WORK REQUIRED | Leave out the pictures and repeat everything else in the records exactly.

Figure scripts:
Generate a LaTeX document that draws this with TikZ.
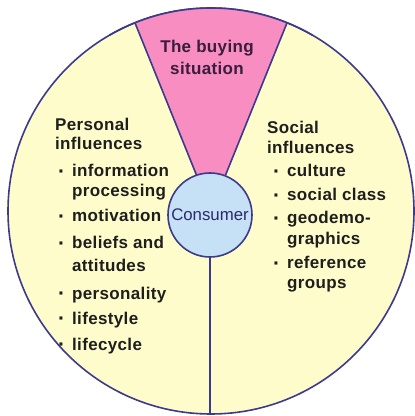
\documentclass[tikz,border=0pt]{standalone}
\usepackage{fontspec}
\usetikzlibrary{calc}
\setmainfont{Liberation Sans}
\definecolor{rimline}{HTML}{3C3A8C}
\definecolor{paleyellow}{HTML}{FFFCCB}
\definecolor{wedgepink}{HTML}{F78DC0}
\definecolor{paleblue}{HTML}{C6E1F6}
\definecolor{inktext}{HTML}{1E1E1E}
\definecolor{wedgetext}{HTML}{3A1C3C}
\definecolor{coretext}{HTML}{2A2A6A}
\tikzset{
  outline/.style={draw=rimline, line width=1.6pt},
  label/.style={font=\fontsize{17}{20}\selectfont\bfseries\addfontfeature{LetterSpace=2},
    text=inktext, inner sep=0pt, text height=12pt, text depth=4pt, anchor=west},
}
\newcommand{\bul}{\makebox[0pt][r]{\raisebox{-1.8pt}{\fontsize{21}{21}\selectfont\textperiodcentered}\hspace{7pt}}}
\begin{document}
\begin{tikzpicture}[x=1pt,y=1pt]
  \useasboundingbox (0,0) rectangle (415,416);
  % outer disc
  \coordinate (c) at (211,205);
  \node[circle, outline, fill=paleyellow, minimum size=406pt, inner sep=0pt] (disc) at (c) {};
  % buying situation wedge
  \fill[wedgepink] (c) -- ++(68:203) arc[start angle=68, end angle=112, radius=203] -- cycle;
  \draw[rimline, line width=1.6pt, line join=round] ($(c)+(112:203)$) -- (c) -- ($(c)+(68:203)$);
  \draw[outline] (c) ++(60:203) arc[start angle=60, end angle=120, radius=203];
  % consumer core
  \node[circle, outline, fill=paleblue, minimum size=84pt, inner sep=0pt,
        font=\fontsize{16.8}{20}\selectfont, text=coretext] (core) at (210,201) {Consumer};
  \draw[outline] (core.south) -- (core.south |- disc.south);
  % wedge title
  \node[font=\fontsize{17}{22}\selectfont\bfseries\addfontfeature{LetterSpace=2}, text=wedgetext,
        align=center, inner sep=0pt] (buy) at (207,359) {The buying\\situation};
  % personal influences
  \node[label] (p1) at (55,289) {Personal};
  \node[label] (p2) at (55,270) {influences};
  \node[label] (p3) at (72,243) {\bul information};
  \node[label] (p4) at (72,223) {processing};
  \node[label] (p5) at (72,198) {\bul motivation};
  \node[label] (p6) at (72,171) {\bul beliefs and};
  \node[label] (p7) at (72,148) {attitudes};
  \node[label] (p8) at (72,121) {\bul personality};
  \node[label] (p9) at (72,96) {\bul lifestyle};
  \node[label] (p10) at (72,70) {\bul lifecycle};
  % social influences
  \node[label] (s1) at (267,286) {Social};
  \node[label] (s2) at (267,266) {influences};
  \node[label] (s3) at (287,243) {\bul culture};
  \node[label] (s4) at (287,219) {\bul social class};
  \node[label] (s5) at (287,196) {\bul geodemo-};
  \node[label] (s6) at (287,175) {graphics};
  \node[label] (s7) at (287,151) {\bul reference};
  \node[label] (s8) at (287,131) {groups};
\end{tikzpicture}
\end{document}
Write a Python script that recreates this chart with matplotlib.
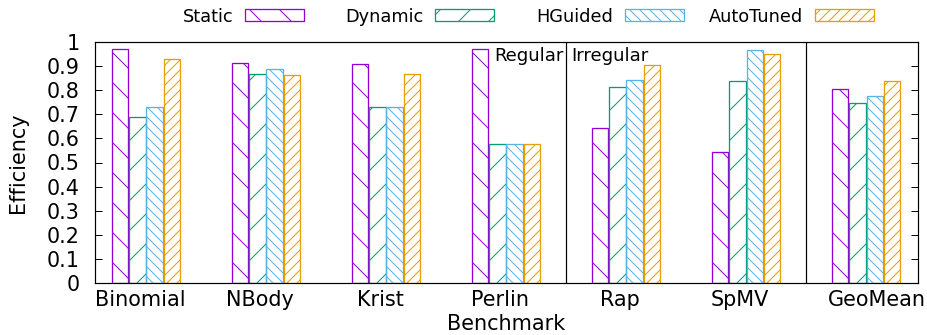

THE RESULT |
Generate a LaTeX document that draws this with TikZ.
\documentclass[tikz,border=0pt]{standalone}
\usepackage{fontspec}
\usetikzlibrary{calc}
\setmainfont{Liberation Sans}
\definecolor{rimline}{HTML}{3C3A8C}
\definecolor{paleyellow}{HTML}{FFFCCB}
\definecolor{wedgepink}{HTML}{F78DC0}
\definecolor{paleblue}{HTML}{C6E1F6}
\definecolor{inktext}{HTML}{1E1E1E}
\definecolor{wedgetext}{HTML}{3A1C3C}
\definecolor{coretext}{HTML}{2A2A6A}
\tikzset{
  outline/.style={draw=rimline, line width=1.6pt},
  label/.style={font=\fontsize{17}{20}\selectfont\bfseries\addfontfeature{LetterSpace=2},
    text=inktext, inner sep=0pt, text height=12pt, text depth=4pt, anchor=west},
}
\newcommand{\bul}{\makebox[0pt][r]{\raisebox{-1.8pt}{\fontsize{21}{21}\selectfont\textperiodcentered}\hspace{7pt}}}
\begin{document}
\begin{tikzpicture}[x=1pt,y=1pt]
  \useasboundingbox (0,0) rectangle (415,416);
  % outer disc
  \coordinate (c) at (211,205);
  \node[circle, outline, fill=paleyellow, minimum size=406pt, inner sep=0pt] (disc) at (c) {};
  % buying situation wedge
  \fill[wedgepink] (c) -- ++(68:203) arc[start angle=68, end angle=112, radius=203] -- cycle;
  \draw[rimline, line width=1.6pt, line join=round] ($(c)+(112:203)$) -- (c) -- ($(c)+(68:203)$);
  \draw[outline] (c) ++(60:203) arc[start angle=60, end angle=120, radius=203];
  % consumer core
  \node[circle, outline, fill=paleblue, minimum size=84pt, inner sep=0pt,
        font=\fontsize{16.8}{20}\selectfont, text=coretext] (core) at (210,201) {Consumer};
  \draw[outline] (core.south) -- (core.south |- disc.south);
  % wedge title
  \node[font=\fontsize{17}{22}\selectfont\bfseries\addfontfeature{LetterSpace=2}, text=wedgetext,
        align=center, inner sep=0pt] (buy) at (207,359) {The buying\\situation};
  % personal influences
  \node[label] (p1) at (55,289) {Personal};
  \node[label] (p2) at (55,270) {influences};
  \node[label] (p3) at (72,243) {\bul information};
  \node[label] (p4) at (72,223) {processing};
  \node[label] (p5) at (72,198) {\bul motivation};
  \node[label] (p6) at (72,171) {\bul beliefs and};
  \node[label] (p7) at (72,148) {attitudes};
  \node[label] (p8) at (72,121) {\bul personality};
  \node[label] (p9) at (72,96) {\bul lifestyle};
  \node[label] (p10) at (72,70) {\bul lifecycle};
  % social influences
  \node[label] (s1) at (267,286) {Social};
  \node[label] (s2) at (267,266) {influences};
  \node[label] (s3) at (287,243) {\bul culture};
  \node[label] (s4) at (287,219) {\bul social class};
  \node[label] (s5) at (287,196) {\bul geodemo-};
  \node[label] (s6) at (287,175) {graphics};
  \node[label] (s7) at (287,151) {\bul reference};
  \node[label] (s8) at (287,131) {groups};
\end{tikzpicture}
\end{document}
Write a Python script that recreates this chart with matplotlib.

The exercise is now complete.